*Exercise directions*:
Starting at the first line of the listing below, repeat each line exactly until the line containing "# ── Box statistics", which you include. Leave out pictures.

*Recorded information*:
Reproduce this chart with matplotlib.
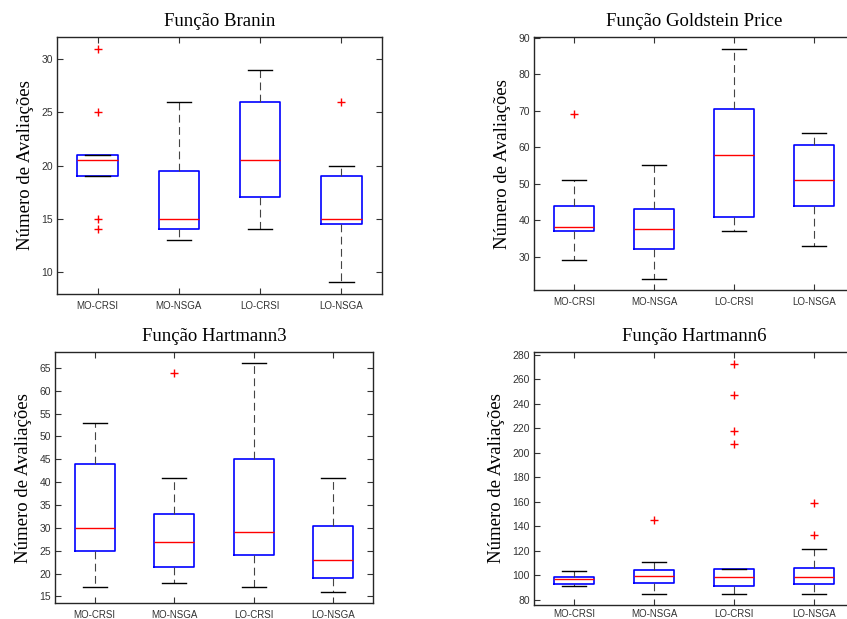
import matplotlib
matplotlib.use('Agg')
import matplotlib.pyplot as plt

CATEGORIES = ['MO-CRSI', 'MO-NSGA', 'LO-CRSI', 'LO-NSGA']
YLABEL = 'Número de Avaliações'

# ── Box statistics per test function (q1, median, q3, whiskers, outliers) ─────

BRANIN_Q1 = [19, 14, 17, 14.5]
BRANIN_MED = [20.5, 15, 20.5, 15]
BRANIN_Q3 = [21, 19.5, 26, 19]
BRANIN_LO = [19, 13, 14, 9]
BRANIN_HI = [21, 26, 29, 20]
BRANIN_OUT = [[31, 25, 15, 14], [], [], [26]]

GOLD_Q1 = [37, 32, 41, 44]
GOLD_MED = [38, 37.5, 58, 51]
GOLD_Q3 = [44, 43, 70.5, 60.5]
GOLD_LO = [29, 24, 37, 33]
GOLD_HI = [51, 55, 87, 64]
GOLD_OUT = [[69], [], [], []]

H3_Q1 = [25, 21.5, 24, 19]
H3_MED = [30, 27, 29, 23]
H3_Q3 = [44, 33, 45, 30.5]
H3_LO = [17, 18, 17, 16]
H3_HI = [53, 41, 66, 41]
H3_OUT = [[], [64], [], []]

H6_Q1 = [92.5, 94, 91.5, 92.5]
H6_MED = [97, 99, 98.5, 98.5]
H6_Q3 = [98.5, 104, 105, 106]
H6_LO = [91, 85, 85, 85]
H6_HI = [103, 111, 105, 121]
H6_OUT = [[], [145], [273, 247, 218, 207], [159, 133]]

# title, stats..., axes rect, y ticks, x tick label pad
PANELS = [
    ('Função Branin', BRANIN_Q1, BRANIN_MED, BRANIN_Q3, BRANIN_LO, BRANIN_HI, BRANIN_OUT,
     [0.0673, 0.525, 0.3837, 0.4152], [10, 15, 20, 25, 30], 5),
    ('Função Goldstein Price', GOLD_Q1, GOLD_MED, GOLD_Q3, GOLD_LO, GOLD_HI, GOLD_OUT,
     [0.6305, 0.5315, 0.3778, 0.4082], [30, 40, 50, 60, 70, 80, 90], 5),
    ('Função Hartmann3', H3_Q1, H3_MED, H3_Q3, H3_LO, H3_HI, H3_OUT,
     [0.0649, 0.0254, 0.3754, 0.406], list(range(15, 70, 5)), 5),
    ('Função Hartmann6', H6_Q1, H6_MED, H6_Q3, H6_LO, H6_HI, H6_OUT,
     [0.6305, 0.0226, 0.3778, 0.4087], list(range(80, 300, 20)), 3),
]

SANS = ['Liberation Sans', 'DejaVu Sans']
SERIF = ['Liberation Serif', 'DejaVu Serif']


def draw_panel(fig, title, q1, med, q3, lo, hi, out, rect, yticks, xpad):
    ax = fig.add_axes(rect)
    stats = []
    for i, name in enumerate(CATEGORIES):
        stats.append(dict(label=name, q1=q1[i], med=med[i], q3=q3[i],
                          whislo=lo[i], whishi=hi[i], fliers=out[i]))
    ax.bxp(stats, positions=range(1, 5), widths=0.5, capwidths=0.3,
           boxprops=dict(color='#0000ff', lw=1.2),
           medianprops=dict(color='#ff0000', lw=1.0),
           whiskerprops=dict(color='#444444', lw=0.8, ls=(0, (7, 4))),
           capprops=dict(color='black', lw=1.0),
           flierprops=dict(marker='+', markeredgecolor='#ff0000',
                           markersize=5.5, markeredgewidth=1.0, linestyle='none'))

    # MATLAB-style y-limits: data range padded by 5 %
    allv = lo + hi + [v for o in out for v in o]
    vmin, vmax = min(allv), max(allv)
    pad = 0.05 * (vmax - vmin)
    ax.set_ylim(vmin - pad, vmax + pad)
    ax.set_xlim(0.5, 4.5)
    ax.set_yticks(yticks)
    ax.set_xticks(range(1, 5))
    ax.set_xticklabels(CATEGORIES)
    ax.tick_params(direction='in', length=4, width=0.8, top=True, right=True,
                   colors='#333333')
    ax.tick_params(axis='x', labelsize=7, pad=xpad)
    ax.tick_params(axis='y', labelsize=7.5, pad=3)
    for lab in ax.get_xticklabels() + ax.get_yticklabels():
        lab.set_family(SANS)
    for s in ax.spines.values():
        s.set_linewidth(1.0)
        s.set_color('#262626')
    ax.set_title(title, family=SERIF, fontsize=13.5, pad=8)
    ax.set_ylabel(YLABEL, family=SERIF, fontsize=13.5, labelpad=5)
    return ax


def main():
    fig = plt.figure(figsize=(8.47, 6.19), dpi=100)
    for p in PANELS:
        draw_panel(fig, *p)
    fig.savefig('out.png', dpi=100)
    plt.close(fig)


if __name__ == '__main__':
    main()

*Full output*:
Reproduce this chart with matplotlib.
import matplotlib
matplotlib.use('Agg')
import matplotlib.pyplot as plt

CATEGORIES = ['MO-CRSI', 'MO-NSGA', 'LO-CRSI', 'LO-NSGA']
YLABEL = 'Número de Avaliações'

# ── Box statistics per test function (q1, median, q3, whiskers, outliers) ─────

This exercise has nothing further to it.